— Да, мне действительно ничего не нужно. Я ведь не преувеличивал. Конечно, все это небогатая аппаратура, ну да работает, и изображение есть и звук. Так что меня устраивает, а на другое возможности нет. Болезнь ведь не только кровь, она и деньги высасывает. И не об этом разговор. А разговор здесь о другом... Да и никакого, собственно говоря, специального разговора. Это, может, для привлечения, просто чтобы вы подумали, что важное какое-то дело, и поскорей пришли. Ну, а если точнее, то дело, может быть, вот в чем.
Он задумался надолго, а может, просто устал, и вот тут-то я посмотрел на него впервые, впервые в упор и пристально. Руки лежали, сложенные на простыне, по-покойницки. Голова была стрижена ежиком, лоб высокий, сильные, резкие брови, щеки одутловатые, опухшие, опухшие очень, ненормально — от постоянного лежания. Теперь глаза. Есть величайшая банальность писать о так называемых «живых глазах». Человек весь болен, разбит, слаб, глаза только у него живые. О глазах Эрнста мне сейчас было трудно судить: он закрыл их то ли от усталости, то ли в раздумье. Я спросил негромко:
— Вы устали?
— Да нет, — сказал он, не открывая глаз. — Я думаю, и вот о чем... У нашего брата, у таких вот неподвижных, часто спрашивают: чувствуете ли вы себя одиноким? Спрашивают иногда журналисты, если этот человек привлек чем-то внимание, спрашивают иногда знакомые, родственники. Ну, что ли, на откровенность тянут. И такие, как я — впрочем, таких-то совсем мало, можно сказать, единичный случай, — ну, в общем, коллеги мои, неходячие, отвечают: нет, не чувствуют себя одинокими, потому что вокруг люди, друзья. Отвечают так и врут. Впрочем, неправильно сказать «врут», это слишком грубо. Не врут, а не хотят обнажаться, не хотят и в этом обнаруживать неполноценность. И действительно не чувствуют себя одинокими в тот момент, когда работают, или читают, или разговаривают с людьми. Только все время не может человек работать и читать, есть еще много часов, когда он просто лежит и думает. И мало кому он расскажет эти свои думы. Может быть, никому и никогда.
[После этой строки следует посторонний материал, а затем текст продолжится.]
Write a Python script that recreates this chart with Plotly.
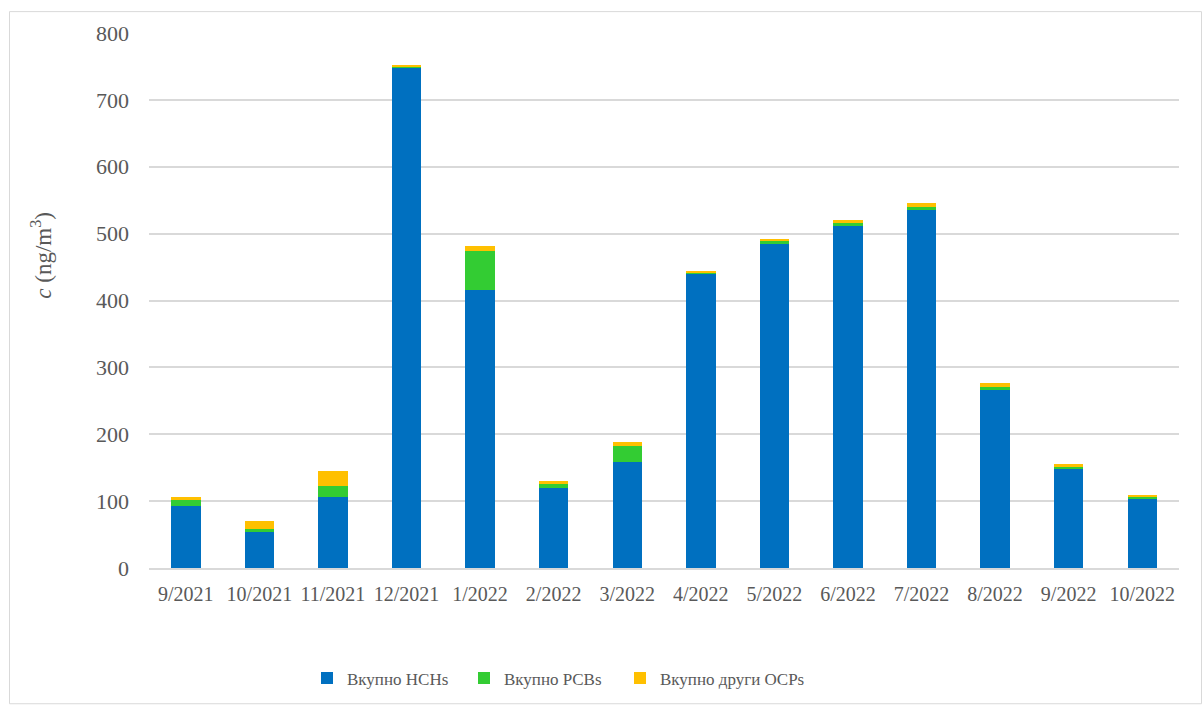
import plotly.graph_objects as go

# Monthly sampling periods
months = ["9/2021", "10/2021", "11/2021", "12/2021", "1/2022", "2/2022", "3/2022",
          "4/2022", "5/2022", "6/2022", "7/2022", "8/2022", "9/2022", "10/2022"]

# Concentrations, ng/m3
hchs = [93, 53.5, 106.5, 749, 416, 119.5, 158, 440.5, 484, 512, 536, 266.5, 147.5, 103.5]
pcbs = [10, 5, 16, 0.5, 58, 7.5, 25, 1.5, 4.5, 4, 4.5, 4.5, 4, 3]
other_ocps = [2.5, 11.5, 22, 3, 8, 2.5, 6, 1, 4, 4, 5.5, 5.5, 3.5, 2]

series_names = ["Вкупно HCHs", "Вкупно PCBs", "Вкупно други OCPs"]
colors = ["#0070C0", "#33CC33", "#FFC000"]
legend_ids = ["legend", "legend2", "legend3"]
y_title = "<i>c</i> (ng/m<sup>3</sup>)"

PLOT_L, PLOT_W = 149, 1030
PLOT_B, PLOT_H = 571, 538


def px_to_paper_x(px):
    return (px - PLOT_L) / PLOT_W


def px_to_paper_y(py):
    return (PLOT_B - py) / PLOT_H


fig = go.Figure()
for name, vals, col, lg in zip(series_names, [hchs, pcbs, other_ocps], colors, legend_ids):
    fig.add_trace(go.Bar(
        x=months, y=vals, name=name, legend=lg,
        marker=dict(color=col, line=dict(width=0)),
    ))

font_family = "Liberation Serif"
legend_font = dict(family=font_family, size=17, color="#595959")
legend_left_px = [307, 464, 620]
legend_cfg = {}
for lg, lx in zip(legend_ids, legend_left_px):
    legend_cfg[lg] = dict(
        orientation="h", x=px_to_paper_x(lx), xanchor="left",
        y=px_to_paper_y(682), yanchor="middle",
        font=legend_font, bgcolor="rgba(0,0,0,0)",
    )

fig.update_layout(
    barmode="stack",
    bargap=0.6,
    width=1202, height=708,
    margin=dict(l=PLOT_L, r=1202 - PLOT_L - PLOT_W, t=33, b=708 - PLOT_B),
    paper_bgcolor="white",
    plot_bgcolor="white",
    font=dict(family=font_family, size=18, color="#595959"),
    showlegend=True,
    xaxis=dict(
        showgrid=False, showline=True, linecolor="#d9d9d9", linewidth=1.5,
        ticks="", ticklabelstandoff=7, tickfont=dict(size=20, color="#595959"),
    ),
    yaxis=dict(
        range=[0, 800], dtick=100, showgrid=True, gridcolor="#d9d9d9", gridwidth=1.5,
        zeroline=False, showline=False, ticks="",
        ticklabelstandoff=19,
        tickfont=dict(size=22, color="#595959"),
    ),
    **legend_cfg,
)

# Vertical axis label, set slightly above the axis midpoint
fig.add_annotation(
    text=y_title, textangle=-90, showarrow=False,
    xref="paper", yref="paper", x=px_to_paper_x(42), y=px_to_paper_y(257),
    xanchor="center", yanchor="middle",
    font=dict(family=font_family, size=23, color="#595959"),
)

# Outer chart frame
fig.add_shape(type="rect", xref="paper", yref="paper",
              x0=px_to_paper_x(9.5), x1=px_to_paper_x(1201.5),
              y0=px_to_paper_y(707.5), y1=px_to_paper_y(11.5),
              line=dict(color="#d9d9d9", width=1), layer="below")

fig.write_html("out.html")
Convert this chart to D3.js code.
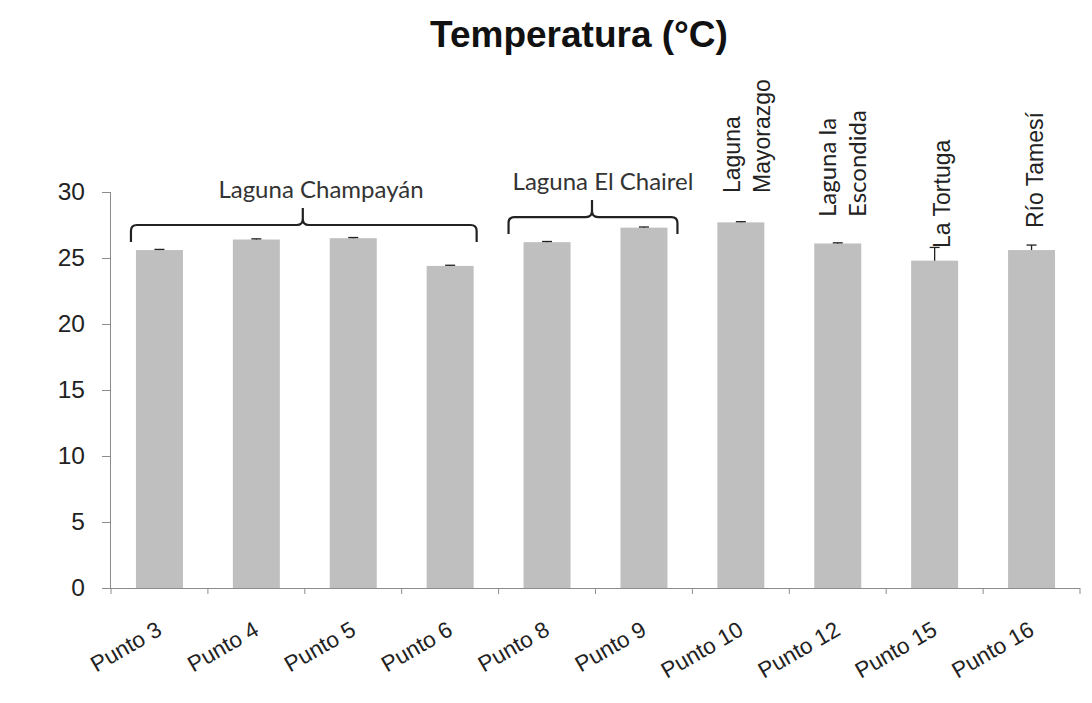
<!DOCTYPE html>
<html><head><meta charset="utf-8">
<script src="https://cdn.jsdelivr.net/npm/d3@7"></script>
<style>body{margin:0;background:#fff}svg{display:block}</style>
</head><body>
<svg id="c" width="1092" height="703"></svg>
<script>
const categories = ["Punto 3","Punto 4","Punto 5","Punto 6","Punto 8","Punto 9","Punto 10","Punto 12","Punto 15","Punto 16"];
const values = [25.6, 26.4, 26.5, 24.4, 26.2, 27.3, 27.7, 26.1, 24.8, 25.6];
const errors = [0.05, 0.05, 0.05, 0.05, 0.05, 0.05, 0.05, 0.05, 1.0, 0.38];
const yTicks = [0, 5, 10, 15, 20, 25, 30];
const title = "Temperatura (°C)";
const groupLabels = ["Laguna Champayán", "Laguna El Chairel"];
const groupFrom = ["Punto 3", "Punto 8"];
const groupTo = ["Punto 6", "Punto 9"];
const groupLevel = [27.5, 28.1];
const siteLabels = [["Laguna", "Mayorazgo"], ["Laguna la", "Escondida"], ["La Tortuga"], ["Río Tamesí"]];
const siteAt = ["Punto 10", "Punto 12", "Punto 15", "Punto 16"];

(function () {
const svg = d3.select("#c");
const mL = 111, mR = 1080, mT = 192, mB = 588;
const x = d3.scaleBand().domain(categories).range([mL, mR]).paddingInner(0.515).paddingOuter(0.2575);
const y = d3.scaleLinear().domain([0, 30]).range([mB, mT]);
const axisColor = "#8c8c8c";
const arial = "'Liberation Sans', Arial, sans-serif";
const cal = "Lato, 'Open Sans', sans-serif";

// title
svg.append("text").attr("x", 579).attr("y", 47).attr("text-anchor", "middle")
  .attr("font-family", arial).attr("font-weight", "bold").attr("font-size", 37).attr("fill", "#111").text(title);

// bars
svg.append("g").selectAll("rect").data(categories).join("rect")
  .attr("x", d => x(d)).attr("width", x.bandwidth())
  .attr("y", (d, i) => y(values[i])).attr("height", (d, i) => y(0) - y(values[i]))
  .attr("fill", "#bfbfbf");

// error bars (upper)
const eg = svg.append("g").attr("stroke", "#222").attr("stroke-width", 1.3);
categories.forEach((c, i) => {
  const cx = x(c) + x.bandwidth() / 2;
  eg.append("line").attr("x1", cx).attr("x2", cx).attr("y1", y(values[i])).attr("y2", y(values[i] + errors[i]));
  eg.append("line").attr("x1", cx - 5).attr("x2", cx + 5).attr("y1", y(values[i] + errors[i])).attr("y2", y(values[i] + errors[i]));
});

// y axis
const yAxis = svg.append("g").attr("transform", `translate(${mL},0)`)
  .call(d3.axisLeft(y).tickValues(yTicks).tickSize(9).tickPadding(17));
yAxis.select(".domain").attr("stroke", axisColor).attr("d", `M-0.5,${mB}V${mT}`);
yAxis.selectAll(".tick line").attr("stroke", axisColor);
yAxis.selectAll(".tick text").attr("font-family", arial).attr("font-size", 24.5).attr("fill", "#222");

// x axis
const xg = svg.append("g");
xg.append("line").attr("x1", mL).attr("x2", mR).attr("y1", mB + 0.5).attr("y2", mB + 0.5).attr("stroke", axisColor);
const step = x.step();
const bounds = d3.range(categories.length + 1).map(i => mL + i * step);
xg.selectAll("line.t").data(bounds).join("line").attr("class", "t")
  .attr("x1", d => d).attr("x2", d => d).attr("y1", mB).attr("y2", mB + 6).attr("stroke", axisColor);
xg.selectAll("text").data(categories).join("text")
  .attr("transform", d => `translate(${x(d) + x.bandwidth() / 2 + 4},634) rotate(-30)`)
  .attr("text-anchor", "end").attr("font-family", arial).attr("font-size", 22.5).attr("fill", "#222")
  .text(d => d);

// group brackets
groupLabels.forEach((lab, i) => {
  const x0 = x(groupFrom[i]) - (i === 0 ? 5 : 15);
  const x1 = x(groupTo[i]) + x.bandwidth() + (i === 0 ? 3 : 10);
  const yy = y(groupLevel[i]);
  const cx = (x0 + x1) / 2 - 1;
  const r = 6, drop = 17, up = 17;
  const p = `M${x0},${yy + drop}V${yy + r}Q${x0},${yy} ${x0 + r},${yy}H${cx - r}Q${cx},${yy} ${cx},${yy - r}V${yy - up}` +
            `M${cx},${yy - r}Q${cx},${yy} ${cx + r},${yy}H${x1 - r}Q${x1},${yy} ${x1},${yy + r}V${yy + drop}`;
  svg.append("path").attr("d", p).attr("fill", "none").attr("stroke", "#222").attr("stroke-width", 2.2);
  svg.append("text").attr("x", (i === 0 ? 321 : 603)).attr("y", yy - 27).attr("text-anchor", "middle")
    .attr("font-family", cal).attr("font-size", 24).attr("fill", "#333").text(lab);
});

// vertical site labels
const siteStart = [193, 217, 248, 228];
const siteFont = [arial, cal, arial, arial];
const siteSize = [23, 24, 23, 23];
const siteShift = [29, 28, 15, 11];
siteLabels.forEach((lines, i) => {
  const cx = x(siteAt[i]) + x.bandwidth() / 2;
  const n = lines.length;
  lines.forEach((t, j) => {
    const bx = cx + siteShift[i] - (n - 1 - j) * 30;
    svg.append("text").attr("transform", `translate(${bx},${siteStart[i]}) rotate(-90)`)
      .attr("font-family", siteFont[i]).attr("font-size", siteSize[i]).attr("fill", "#222").text(t);
  });
});
})();
</script>
</body></html>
Эрнст открыл глаза. Я еще раз внимательно посмотрел на него. Глаза были выпуклые, карие... и живые. Да, и тут не придумаешь ничего другого и не скажешь иначе, пусть банально, но все другое будет неправдой. У этого неподвижного человека со скрещенными на простыне руками все было нарушено, изломано, исковеркано болезнью. Она переехала его, как танк, втоптала в землю, в простыни, в кровать, в неподвижность. Только ясный мозг не задело ничто, и он излучал свое свечение, работал с неистребимой силой, с горькой остротой, со сверхнагрузками, с полным и удивительным ощущением своей несоразмерной телу силы, мобильности, отточенности, с недоверчивым, но уже привычным ощущением своего бессилия.
И глаза были карие, выпуклые, страждущие, иронические и такие живые.
2
Сейчас я поделюсь наблюдением, возникшим в первый день и укрепившимся во все дальнейшее время нашего знакомства. Это о том, как разговаривает Эрнст. Говорил он с паузами. То прилив, то отлив. То возбуждение, острый, почти физически мною ощутимый, как при гипнозе, контакт с мгновенной реакцией не только на мою фразу, но, кажется, на самое ее зарождение, на мысль, которую она вот-вот должна оформить. Правда, я не преувеличиваю... Локатор какой-то был в этом человеке... Пульсация тока, нервного излучения становилась столь явственной — возможно, оттого, что нервы были обнаженными проводами.
Но наступали вдруг глухие паузы. Спады. Все обрывалось на полуслове, он уходил, угасал... Паузы эти были разные. То просто усталость, и тогда он лежал тихо, покойно, с прикрытыми веками, как бы остудив, заморозив на мгновение слово и мысль, перегорающую от переизбытка, от непосильного напряжения. То, вспомнив о чем-то или ощутив вдруг бездну, о которой я мог лишь догадываться, он замыкался холодно, безучастно, иногда, как мне казалось, враждебно. И почти всегда в эти минуты, после очередного спада, он начинал говорить вяло, с огромным усилием, глаза его не сразу обретали блеск, живость. Казалось, шла внутренняя борьба, что-то болезненно и сокрушительно сталкивалось в нем, какой-то мускул характера напрягался и сжимал ядрышко раздражения, сжимал и раздавливал, как щипцы орех; ядрышко, а может быть, маленькая опухоль не определяла его настроение, он умел подавить, загнать это внутрь, а отчего это проявлялось, порой было так понятно, так удивительно понятно.